Customary laws, established by communal practice and usage for generations and passed down through oral tradition, are familiar, effective and continue to be practiced to a greater or lesser extent throughout the Gilgit and Baltistan. And yet few of them have been documented so far. There are many opportunities for reforming statutory laws governing natural resources in Gilgit and Baltistan to converge with elements of customary law, thus adding greater legitimacy and efficacy to the State's efforts towards conservation of natural resources in the region. The objective of this draft law and analysis is to draw out and evolve an interface of customary laws governing the use and management of mineral resources in the Gilgit and Baltistan and modification in the statutory laws so that the spirit of UN universal declaration on the rights of indigenous people applied for the same purpose is also actualized in this field.
The history of Gilgit and Baltistan and discussions with researchers and resource persons born and raised there indicate that Gilgit and Baltistan even today can be described according to the political and legal systems that were in existence prior to Independence. Certain areas had been ruled by local Rajas since ancient times; in some parts of Gilgit and Baltistan, the law of the Rajas survived till as late as 1972. Other areas had been settled by the British in the 1800s and were under British law. Certain historically tribal republics remain as such after their conditional accession to Pakistan. Due to these historic differences the universe of the research was divided into three domains that correspond to the politico-legal systems:
a)     Rajgiri Areas - those that had been ruled by local Rajas;
b)     Settled Areas - those that had been directly governed by the British; and
c)     Tribal Areas - the tribal republics.
The three domains would ensure that any possible variations in the customary laws regarding natural resources in Gilgit and Baltistan could be encompassed and that research findings would fairly represent the reality of the universe (Russell, 1994.p 78).
The target populations were:
a)     Rajgiri Areas: Punial, Ishkoman, Gupis, Yasin, Hunza, Nagar,
b)     Settled Areas: Astore, Chilas, Gilgit, Godai/Bubin, Khaplu/Karmang/Shigar and Rondu; and
c)     Tribal Areas: Darel, Tangir.
The customary legal system in Gilgit and Baltistan is structured around the principles of shared space and shared blood relations. In each of the three areas - Rajgiri, Settled and Tribal - different combination s and permutations of these two principles underlie the management and use of natural resources. The customary regulatory system is based on collective responsibility that in most cases aims at using natural resources in a sustainable manner.
This collective responsibility is built into the structure of the customary regulatory institutions, which are similar in all three areas, although there are local variations on specific powers and duties. Members of the communities select the functionaries of these institutions and compensate them; therefore all members of a community have a stake in their performance. People listen to the customary authorities because they are members of the community, rather than outsiders.

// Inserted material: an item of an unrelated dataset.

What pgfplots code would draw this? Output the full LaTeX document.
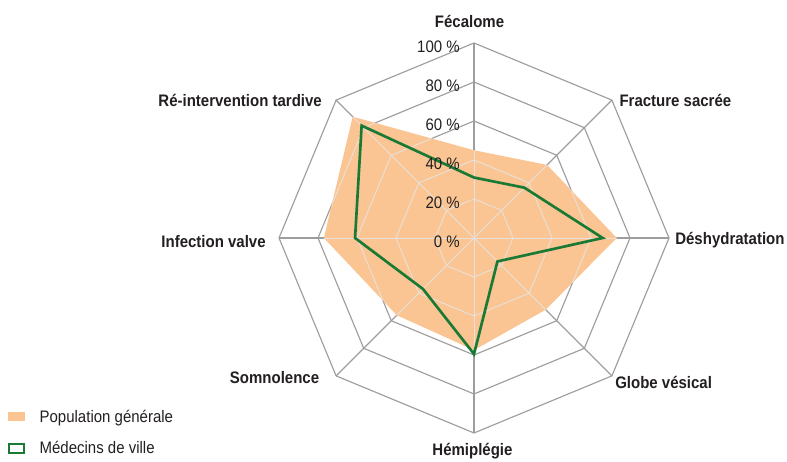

Collective ownership of pastures and forests predominates, although some individual rights in pastures and forests are recognized in Rajgiri and Settled areas. Ownership may be collective within a single tribe, among tribes in a village, and among villages. In Settled Areas, where the government allocated pasture lands during the settlement process, there were more reports of disputes over ownership and use rights in pastures than in either the Rajgiri Areas or the Tribal Areas. Individual ownership of agricultural land is reported in Rajgiri and Settled areas.
Customary law in the Rajgiri Areas is unique in that it provides for a user fee - lagan - that permits use of a pasture by those without ownership or use rights in it. In the Tribal Areas,
Customary law contains many of the same elements and operates in much the same way as statutory law - with the exception of the focus on equity in distribution of benefits. These results suggest that there would be relatively little difficulty in harmonizing customary and statutory law at the operational level. Introducing the concept of collective property rights into the current statutory system would be more complicated, but feasible through consultation and consensus building. Harmonization in the sense of equity would undoubtedly be the most difficult issue to resolve, given long-standing vested interests in the benefits of natural resource exploitation.

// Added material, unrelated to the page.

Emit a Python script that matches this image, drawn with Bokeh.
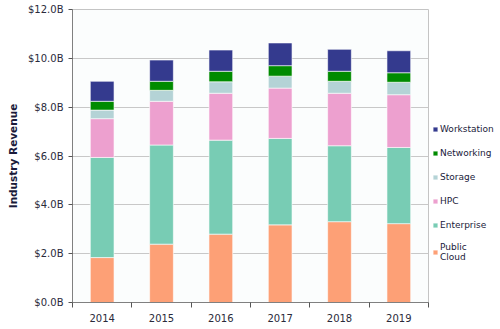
from bokeh.plotting import figure
from bokeh.models import (ColumnDataSource, Legend, LegendItem, FixedTicker,
                          PrintfTickFormatter, Range1d)
from bokeh.embed import file_html
from bokeh.resources import INLINE

years = ["2014", "2015", "2016", "2017", "2018", "2019"]
public_cloud = [1.84, 2.39, 2.80, 3.18, 3.31, 3.23]
enterprise = [4.10, 4.06, 3.85, 3.54, 3.11, 3.12]
hpc = [1.59, 1.79, 1.92, 2.06, 2.15, 2.16]
storage = [0.35, 0.45, 0.47, 0.49, 0.49, 0.51]
networking = [0.36, 0.37, 0.43, 0.43, 0.41, 0.39]
workstation = [0.82, 0.87, 0.87, 0.93, 0.90, 0.90]

series_keys = ["public_cloud", "enterprise", "hpc", "storage", "networking", "workstation"]
series_labels = ["Public\nCloud", "Enterprise", "HPC", "Storage", "Networking", "Workstation"]
colors = ["#fda076", "#78ccb4", "#eda0cf", "#b4d3d6", "#008b00", "#343a8e"]
y_ticks = [0, 2, 4, 6, 8, 10, 12]

pos = [i + 0.5 for i in range(len(years))]
source = ColumnDataSource(dict(
    x=pos, year=years,
    public_cloud=public_cloud, enterprise=enterprise, hpc=hpc,
    storage=storage, networking=networking, workstation=workstation,
))

p = figure(frame_width=356, frame_height=293, output_backend="svg", toolbar_location=None,
           x_range=Range1d(0, len(years)), y_range=Range1d(0, 12),
           min_border_left=72, min_border_right=0, min_border_top=9,
           min_border_bottom=27)

renderers = p.vbar_stack(series_keys, x="x", width=0.4, source=source,
                         fill_color=colors, line_color="white", line_alpha=0.6,
                         line_width=1)

p.background_fill_color = "#fbfdfd"
p.border_fill_color = "white"
p.outline_line_color = "#c4c4c4"

p.xgrid.grid_line_color = None
p.ygrid.grid_line_color = "#c8c8c8"
p.ygrid.ticker = FixedTicker(ticks=y_ticks)

p.yaxis.ticker = FixedTicker(ticks=y_ticks, minor_ticks=[])
p.yaxis.formatter = PrintfTickFormatter(format="$%.1fB")
p.yaxis.axis_label = "Industry Revenue"
p.yaxis.axis_label_text_font = "DejaVu Sans"
p.yaxis.axis_label_text_font_style = "bold"
p.yaxis.axis_label_text_font_size = "10.5px"
p.yaxis.axis_label_text_color = "#1a1a3a"
p.yaxis.axis_label_standoff = 6

p.xaxis.ticker = FixedTicker(ticks=pos, minor_ticks=list(range(len(years) + 1)))
p.xaxis.major_label_overrides = {v: y for v, y in zip(pos, years)}
p.xaxis.major_tick_line_color = None
p.xaxis.minor_tick_out = 5
p.xaxis.minor_tick_in = 0
p.xaxis.minor_tick_line_color = "#555555"

for ax in (p.xaxis, p.yaxis):
    ax.axis_line_color = "#808080"
    ax.major_label_text_font = "DejaVu Sans"
    ax.major_label_text_font_size = "10px"
    ax.major_label_text_color = "#2a2a3a"
    ax.major_label_standoff = 5
p.yaxis.major_tick_out = 4
p.yaxis.major_tick_in = 0
p.yaxis.major_tick_line_color = "#555555"
p.yaxis.minor_tick_line_color = None

items = [LegendItem(label=lab, renderers=[r]) for lab, r in zip(series_labels, renderers)]
legend = Legend(items=list(reversed(items)), location=(4, 40),
                background_fill_alpha=0, border_line_color=None,
                glyph_width=6, glyph_height=6, label_height=14, spacing=10,
                padding=5, margin=0, label_standoff=2,
                label_text_font="DejaVu Sans", label_text_font_size="9px",
                label_text_color="#1a1a3a")
p.add_layout(legend, "right")

open("out.html", "w").write(file_html(p, INLINE))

"Harmonization" in this sense does not mean diluting customary law, incorporating it into statutory law and expecting that it would then disappear. Rather, it means understanding and respecting customary law as a sophisticated and dynamic legal system, with at least as long a regulatory history as statutory law if not longer, and which has already reformed itself to incorporate elements of statutory law. Long-term, effective regulation of natural resources in Gilgit and Baltistan will require reciprocal recognition of customary law and corresponding reform to incorporate many elements of it into statutory law. The implications for sovereignty have been addressed and resolved in countries that have already taken steps to recognize and provide for the survival of the customary legal traditions practiced in their territories.

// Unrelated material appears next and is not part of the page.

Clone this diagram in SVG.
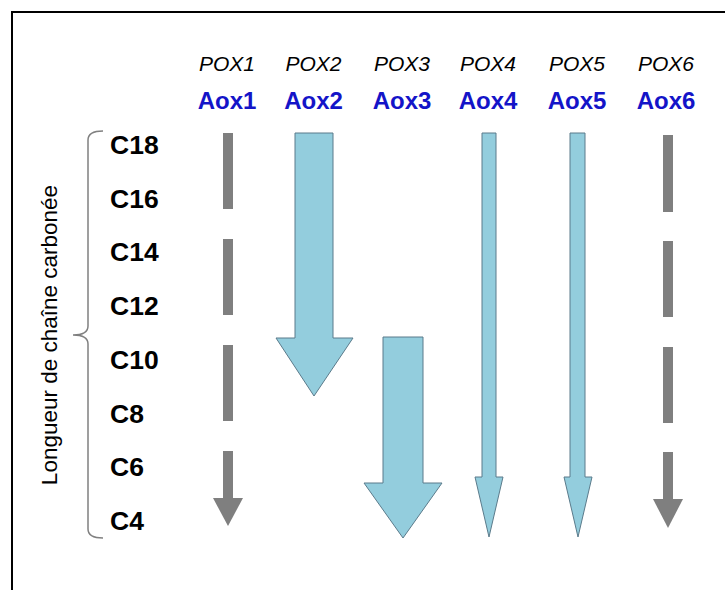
<svg xmlns="http://www.w3.org/2000/svg" width="725" height="590" viewBox="0 0 725 590">
<style>
.pox{font-family:"Liberation Sans",Arial,sans-serif;font-size:21px;font-style:italic;fill:#000;text-anchor:middle}
.aox{font-family:"Liberation Sans",Arial,sans-serif;font-size:24px;font-weight:bold;fill:#1414c8;text-anchor:middle}
.c{font-family:"Liberation Sans",Arial,sans-serif;font-size:26.5px;font-weight:bold;fill:#000}
.lbl{font-family:"Liberation Sans",Arial,sans-serif;font-size:22.5px;fill:#000;text-anchor:middle}
.gray{fill:#7f7f7f}
.blue{fill:#93cddd;stroke:#5b7b8b;stroke-width:1}
</style>
<rect x="0" y="0" width="725" height="590" fill="#fff"/>
<path d="M12,590 V12 H725" fill="none" stroke="#000" stroke-width="2"/>

<g id="headers">
<text class="pox" x="227" y="71">POX1</text>
<text class="pox" x="313.5" y="71">POX2</text>
<text class="pox" x="402" y="71">POX3</text>
<text class="pox" x="488" y="71">POX4</text>
<text class="pox" x="577" y="71">POX5</text>
<text class="pox" x="666" y="71">POX6</text>
<text class="aox" x="227" y="109">Aox1</text>
<text class="aox" x="313.5" y="109">Aox2</text>
<text class="aox" x="402" y="109">Aox3</text>
<text class="aox" x="488" y="109">Aox4</text>
<text class="aox" x="577" y="109">Aox5</text>
<text class="aox" x="666" y="109">Aox6</text>
</g>

<g id="axis">
<text class="c" x="110" y="154">C18</text>
<text class="c" x="110" y="207.7">C16</text>
<text class="c" x="110" y="261.4">C14</text>
<text class="c" x="110" y="315.1">C12</text>
<text class="c" x="110" y="368.8">C10</text>
<text class="c" x="110" y="422.5">C8</text>
<text class="c" x="110" y="476.2">C6</text>
<text class="c" x="110" y="530">C4</text>
<path d="M103,131 Q88,131 88,140 V326 Q88,335 73,335 Q88,335 88,344 V529 Q88,538 103,538" fill="none" stroke="#808080" stroke-width="1.5"/>
<text class="lbl" transform="translate(57,335) rotate(-90)">Longueur de chaîne carbonée</text>
</g>

<g id="connectors">
<g id="pox1-arrow">
<rect class="gray" x="223" y="133" width="10" height="76"/>
<rect class="gray" x="223" y="239" width="10" height="76"/>
<rect class="gray" x="223" y="345" width="10" height="76"/>
<rect class="gray" x="223" y="451" width="10" height="48"/>
<polygon class="gray" points="213,498 243,498 228,526"/>
</g>
<g id="aox2-arrow">
<polygon class="blue" points="295,133 333,133 333,338 353,338 314,396 276,338 295,338"/>
</g>
<g id="aox3-arrow">
<polygon class="blue" points="383,337 423,337 423,483 442,483 403,538 364,483 383,483"/>
</g>
<g id="aox4-arrow">
<polygon class="blue" points="482,133 496,133 496,477 503,477 489,537 475,477 482,477"/>
</g>
<g id="aox5-arrow">
<polygon class="blue" points="570,133 585,133 585,477 592,477 578,537 564,477 570,477"/>
</g>
<g id="pox6-arrow">
<rect class="gray" x="663" y="135" width="10" height="77"/>
<rect class="gray" x="663" y="241" width="10" height="76"/>
<rect class="gray" x="663" y="347" width="10" height="76"/>
<rect class="gray" x="663" y="452" width="10" height="48"/>
<polygon class="gray" points="653,499 683,499 668,528"/>
</g>
</g>
</svg>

International agreements and processes are placing increasing emphasis on recognition of community property rights and equitable sharing of benefits. Pakistan is already a Party to many of these agreements and is an active participant in the global processes. The country has an excellent opportunity to contribute to these processes by taking the results of this study to the next phase of ground-breaking work on the nexus between customary and statutory law for natural resource conservation - substantive legal reform that promotes sustainable livelihoods for natural resource-dependent communities in Gilgit and Baltistan.